"Fixed costs" such as those boards of education must deal with for everything from insurance to utilities really are not fixed. They tend to go up, year after year.
For that reason it is virtually impossible for a school board to maintain good services without substantial spending increases from year to year. But Brooke County educators seem to have found a way.
A $29,493,550 preliminary budget for the coming year was approved this week by the Brooke County Board of Education. It is up less than two-tenths of one percent from the current year's $29,437,682 spending plan.
As might have been expected, the budget increases reflect higher costs for employees' health insurance and for staff pay raises mandated by state law.
In addition to holding base spending down, school board members and administrators are adopting another wise approach to budgeting, involving a large payment the school system is expected to receive from Chesapeake Energy.
As a result of agreeing to allow the company to drill for natural gas under school system property, the board is to receive a $661,500 one-time payment from Chesapeake. If gas is found and produced, the board also may receive royalties in the future.

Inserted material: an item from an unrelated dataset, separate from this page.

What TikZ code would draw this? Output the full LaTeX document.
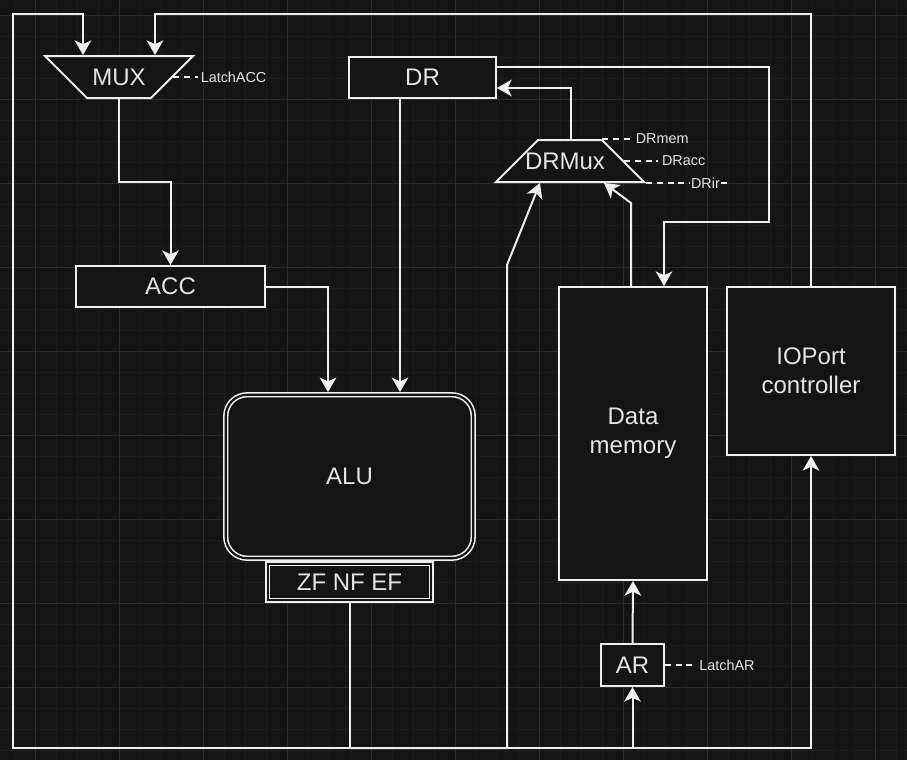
\documentclass[tikz,border=0pt]{standalone}
\usepackage{fontspec}
\setmainfont{Liberation Sans}
\usetikzlibrary{arrows.meta,shapes.geometric}
\definecolor{bgcol}{HTML}{141414}
\definecolor{gridminor}{HTML}{1C1C1C}
\definecolor{gridmajor}{HTML}{2B2B2B}
\definecolor{lncol}{HTML}{EEEEEE}
\definecolor{txcol}{HTML}{E4E4E4}
\begin{document}
\begin{tikzpicture}[x=0.75pt,y=-0.75pt,
    box/.style={draw=lncol,fill=bgcol,line width=1.5pt,text=txcol,font=\fontsize{18}{22}\selectfont,align=center,inner sep=0pt},
    dbl/.style={box,double=bgcol,double distance=1.6pt,line width=1.2pt,outer sep=2pt},
    trap/.style={box,trapezium,trapezium stretches body=true,trapezium left angle=45,trapezium right angle=45,minimum width=111pt},
    every label/.style={text=txcol,font=\fontsize{18}{22}\selectfont,inner sep=0pt},
    wire/.style={draw=lncol,line width=1.5pt},
    arr/.style={wire,-{Stealth[length=11pt,width=12.5pt,inset=3pt]}},
    ctl/.style={wire,dash pattern=on 4.5pt off 3.5pt},
    sig/.style={text=txcol,font=\fontsize{10.8}{13}\selectfont,inner sep=1pt}]
  \useasboundingbox (0,0) rectangle (907,760);
  \fill[bgcol] (0,0) rectangle (907,760);
  \draw[gridminor,line width=0.6pt,step=15.75pt,shift={(14,15)}] (-14,-15) grid (893,745);
  \draw[gridmajor,line width=0.6pt,step=63pt,shift={(35,15)}] (-35,-15) grid (872,745);
  % blocks
  \node[trap,shape border rotate=180,label=center:MUX] (mux) at (119,77) {\rule{0pt}{31.5pt}};
  \node[box,minimum width=110.25pt,minimum height=30.75pt] (dr) at (422.5,77.5) {DR};
  \node[trap,label={[xshift=-3.75pt]center:DRMux}] (drmux) at (570,161) {\rule{0pt}{31.5pt}};
  \node[box,minimum width=141.75pt,minimum height=30.75pt] (acc) at (170.5,286.5) {ACC};
  \node[dbl,rounded corners=16pt,minimum width=185.6pt,minimum height=122.6pt] (alu) at (349.5,476.5) {ALU};
  \node[dbl,minimum width=122.6pt,minimum height=27.4pt] (flags) at (349.5,582) {ZF NF EF};
  \node[box,minimum width=111pt,minimum height=219.75pt] (mem) at (633,433.5) {Data\\memory};
  \node[box,minimum width=126pt,minimum height=126pt] (io) at (811,371) {IOPort\\controller};
  \node[box,minimum width=47.25pt,minimum height=31.5pt] (ar) at (632.5,665) {AR};
  % bus from the flags
  \coordinate (bus) at (flags.south |- 0,748);
  \draw[arr] (flags.south) -- (bus) -| (13,14) -| (mux.north -| 83,0);
  \draw[arr] (bus) -| (507,265) -- (drmux.south -| 540,0);
  \draw[arr] (bus) -| (ar.south);
  \draw[arr] (bus) -| (io.south);
  % data paths
  \draw[arr] (io.north) -- (io.north |- 0,14) -| (mux.north -| 155,0);
  \draw[arr] (mux.south) |- (acc.north |- 0,182) -- (acc.north);
  \draw[arr] (acc.east) -| (alu.north -| 328,0);
  \draw[arr] (dr.south -| 400,0) -- (alu.north -| 400,0);
  \draw[arr] (drmux.north -| 571,0) |- (dr.east |- 0,88);
  \draw[arr] (dr.east |- 0,67) -| (769,222) -| (mem.north -| 664,0);
  \draw[arr] (mem.north -| 631,0) -- (631,203) -- (drmux.south -| 604,0);
  \draw[arr] (ar.north) -- (mem.south);
  % control signals
  \draw[ctl] (mux.east) -- ++(25,0) node[sig,anchor=west] (latchacc) {LatchACC};
  \draw[ctl] (drmux.top right corner) -- ++(31,0) node[sig,anchor=west] (drmem) {DRmem};
  \draw[ctl] (drmux.east) -- ++(34,0) node[sig,anchor=west,inner sep=2pt] (dracc) {DRacc};
  \draw[ctl] (drmux.bottom right corner) -- ++(82,0) node[sig,pos=0.72,fill=bgcol] (drir) {DRir};
  \draw[ctl] (ar.east) -- ++(32,0) node[sig,anchor=west] (latchar) {LatchAR};
\end{tikzpicture}
\end{document}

None of the $661,500 was included in the preliminary budget. That is wise for two reasons. First, the money is not in hand yet.
Second, the windfall will be just that - a non-recurring payment that cannot be counted upon for the future.
Instead of using the Chesapeake money for normal operating expenses, board members plan to establish a fund for special projects such as building improvements.
That is prudent and may, in the long run, save taxpayers money.
By holding the line on spending and planning wisely for use of the gas drilling money, Brooke County board members are serving taxpayers, in addition to students, well.